By Simon Vozick-Levinson
Updated August 08, 2007 at 12:00 PM EDT

Harry Shearer is a man of many talents — funny voices (The Simpsons), funny bass-playing (This is Spinal Tap; A Mighty Wind), and, lately, funny websites. But all is not goofy and light in Shearer-land. Take the dead-serious, tantalizingly brief blog post he put up yesterday about the health of The Daily Show. “I think if you’re going to be making fun of politicians, you don’t hang out with them,” he writes, citing a Comedy Central suit’s remark that Beltway heavies feel “comfortable” talking to Jon Stewart on air. “If satire is comforting the comfortable, what’s it doing to the afflicted?”

Good question. Don’t get me wrong — I’ve been a faithful Daily Show viewer since the Kilborn years, and I still tune in just about every night.

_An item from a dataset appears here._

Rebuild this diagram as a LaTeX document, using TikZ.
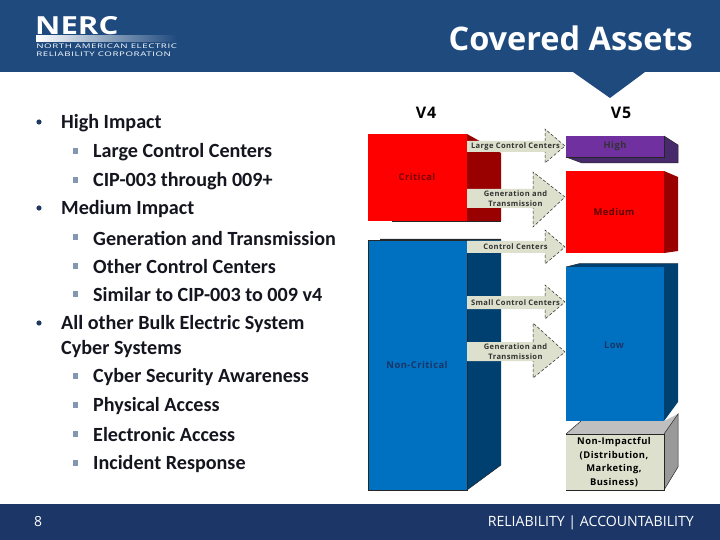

But there was a time when I considered Stewart a hero for the way he laced his laffs with dead-on policy jabs, the way he fearlessly spoke truth to power. And that time seems longer ago every night. Stewart does seem awfully chummy with those big-name guests these days; it’s as if he’s ceded his hell-raising powers to Stephen Colbert. When’s the last time you saw Stewart nail a politician with a true Gotcha! moment?

He gets a few good lines in every once in a while, of course, and I’ll never give up entirely on the old Stewart. Still, have I already judged him too soon? Should Shearer and I keep our mouths shut until we’re the ones being expected to produce 30 minutes of comedic and political gold four nights a week? You tell me.